* _JOB_: Copy the lines below as they are; omit the images they contain.
# Start of RECORDS TO USE
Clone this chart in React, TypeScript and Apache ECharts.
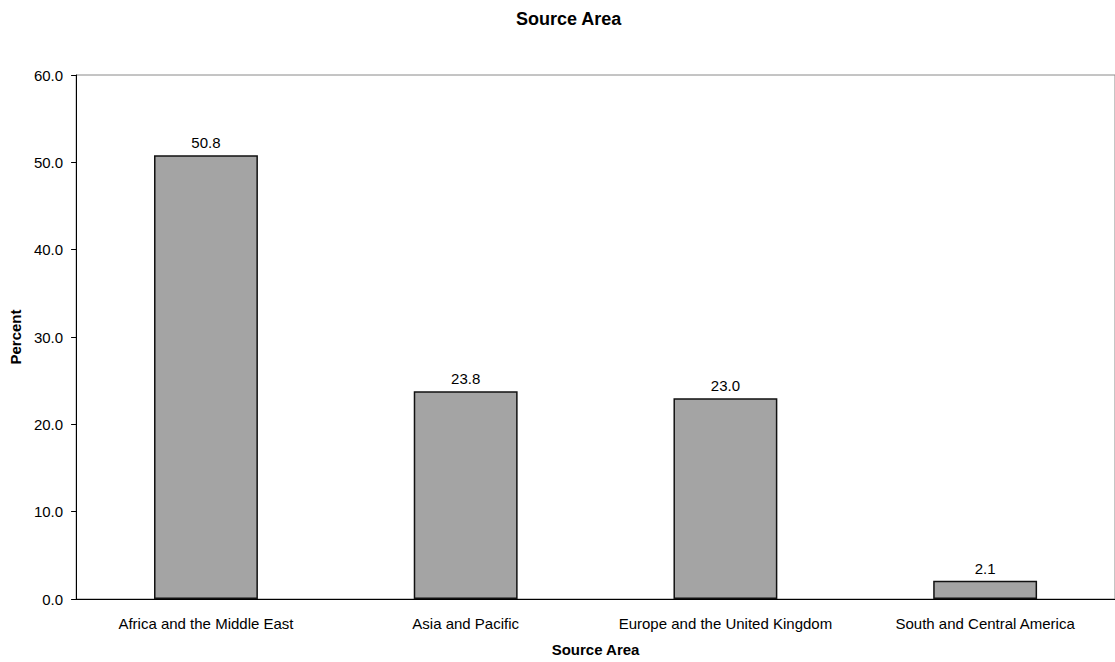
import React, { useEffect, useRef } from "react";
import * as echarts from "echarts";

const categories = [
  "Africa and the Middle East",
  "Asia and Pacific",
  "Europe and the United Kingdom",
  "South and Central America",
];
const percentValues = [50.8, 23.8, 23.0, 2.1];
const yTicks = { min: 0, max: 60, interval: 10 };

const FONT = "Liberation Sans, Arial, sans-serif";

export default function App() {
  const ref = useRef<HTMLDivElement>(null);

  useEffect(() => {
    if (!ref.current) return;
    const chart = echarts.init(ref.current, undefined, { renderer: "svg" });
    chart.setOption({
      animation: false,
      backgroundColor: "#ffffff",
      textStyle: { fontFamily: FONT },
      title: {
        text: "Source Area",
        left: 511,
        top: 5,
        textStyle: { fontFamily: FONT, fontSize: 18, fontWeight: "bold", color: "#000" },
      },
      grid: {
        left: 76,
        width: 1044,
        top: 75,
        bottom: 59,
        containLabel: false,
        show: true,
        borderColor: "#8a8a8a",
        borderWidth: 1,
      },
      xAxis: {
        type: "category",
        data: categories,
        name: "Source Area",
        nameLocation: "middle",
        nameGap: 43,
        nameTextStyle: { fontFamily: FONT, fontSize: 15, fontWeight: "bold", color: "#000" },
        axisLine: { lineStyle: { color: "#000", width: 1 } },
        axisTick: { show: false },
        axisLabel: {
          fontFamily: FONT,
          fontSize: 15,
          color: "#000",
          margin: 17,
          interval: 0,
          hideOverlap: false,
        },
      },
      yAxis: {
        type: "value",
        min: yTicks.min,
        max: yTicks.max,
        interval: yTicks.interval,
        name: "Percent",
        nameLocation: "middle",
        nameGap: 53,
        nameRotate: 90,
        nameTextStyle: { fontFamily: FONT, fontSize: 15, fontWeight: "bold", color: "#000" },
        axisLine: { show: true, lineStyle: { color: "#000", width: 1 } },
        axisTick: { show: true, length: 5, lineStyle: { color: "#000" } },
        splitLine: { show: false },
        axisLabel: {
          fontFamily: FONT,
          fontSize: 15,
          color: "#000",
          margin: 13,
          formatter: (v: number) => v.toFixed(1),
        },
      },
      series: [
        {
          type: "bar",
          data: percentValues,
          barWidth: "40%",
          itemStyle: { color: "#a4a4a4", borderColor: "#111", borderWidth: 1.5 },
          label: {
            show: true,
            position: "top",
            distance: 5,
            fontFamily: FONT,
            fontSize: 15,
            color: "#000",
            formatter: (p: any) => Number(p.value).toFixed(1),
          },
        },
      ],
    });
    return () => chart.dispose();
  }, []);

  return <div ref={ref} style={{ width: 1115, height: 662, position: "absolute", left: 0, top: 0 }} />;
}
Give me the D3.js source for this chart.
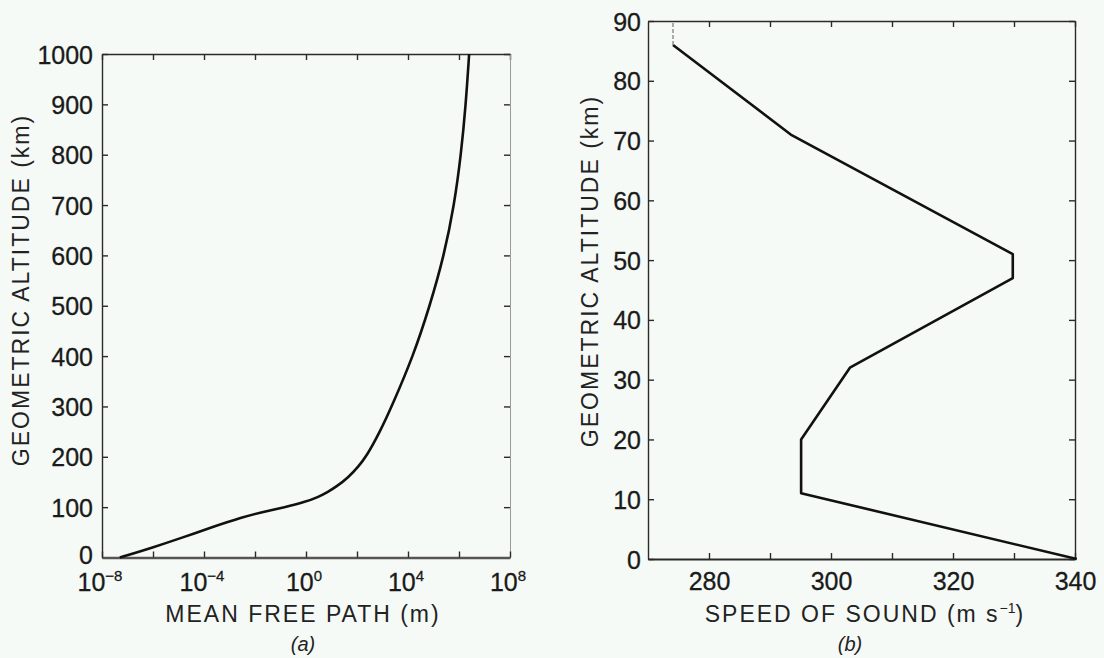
# End of RECORDS TO USE
* _ANSWER BELOW_:
Clone this chart in React, TypeScript and Apache ECharts.
import React, { useEffect, useRef } from "react";
import * as echarts from "echarts";

const categories = [
  "Africa and the Middle East",
  "Asia and Pacific",
  "Europe and the United Kingdom",
  "South and Central America",
];
const percentValues = [50.8, 23.8, 23.0, 2.1];
const yTicks = { min: 0, max: 60, interval: 10 };

const FONT = "Liberation Sans, Arial, sans-serif";

export default function App() {
  const ref = useRef<HTMLDivElement>(null);

  useEffect(() => {
    if (!ref.current) return;
    const chart = echarts.init(ref.current, undefined, { renderer: "svg" });
    chart.setOption({
      animation: false,
      backgroundColor: "#ffffff",
      textStyle: { fontFamily: FONT },
      title: {
        text: "Source Area",
        left: 511,
        top: 5,
        textStyle: { fontFamily: FONT, fontSize: 18, fontWeight: "bold", color: "#000" },
      },
      grid: {
        left: 76,
        width: 1044,
        top: 75,
        bottom: 59,
        containLabel: false,
        show: true,
        borderColor: "#8a8a8a",
        borderWidth: 1,
      },
      xAxis: {
        type: "category",
        data: categories,
        name: "Source Area",
        nameLocation: "middle",
        nameGap: 43,
        nameTextStyle: { fontFamily: FONT, fontSize: 15, fontWeight: "bold", color: "#000" },
        axisLine: { lineStyle: { color: "#000", width: 1 } },
        axisTick: { show: false },
        axisLabel: {
          fontFamily: FONT,
          fontSize: 15,
          color: "#000",
          margin: 17,
          interval: 0,
          hideOverlap: false,
        },
      },
      yAxis: {
        type: "value",
        min: yTicks.min,
        max: yTicks.max,
        interval: yTicks.interval,
        name: "Percent",
        nameLocation: "middle",
        nameGap: 53,
        nameRotate: 90,
        nameTextStyle: { fontFamily: FONT, fontSize: 15, fontWeight: "bold", color: "#000" },
        axisLine: { show: true, lineStyle: { color: "#000", width: 1 } },
        axisTick: { show: true, length: 5, lineStyle: { color: "#000" } },
        splitLine: { show: false },
        axisLabel: {
          fontFamily: FONT,
          fontSize: 15,
          color: "#000",
          margin: 13,
          formatter: (v: number) => v.toFixed(1),
        },
      },
      series: [
        {
          type: "bar",
          data: percentValues,
          barWidth: "40%",
          itemStyle: { color: "#a4a4a4", borderColor: "#111", borderWidth: 1.5 },
          label: {
            show: true,
            position: "top",
            distance: 5,
            fontFamily: FONT,
            fontSize: 15,
            color: "#000",
            formatter: (p: any) => Number(p.value).toFixed(1),
          },
        },
      ],
    });
    return () => chart.dispose();
  }, []);

  return <div ref={ref} style={{ width: 1115, height: 662, position: "absolute", left: 0, top: 0 }} />;
}
Give me the D3.js source for this chart.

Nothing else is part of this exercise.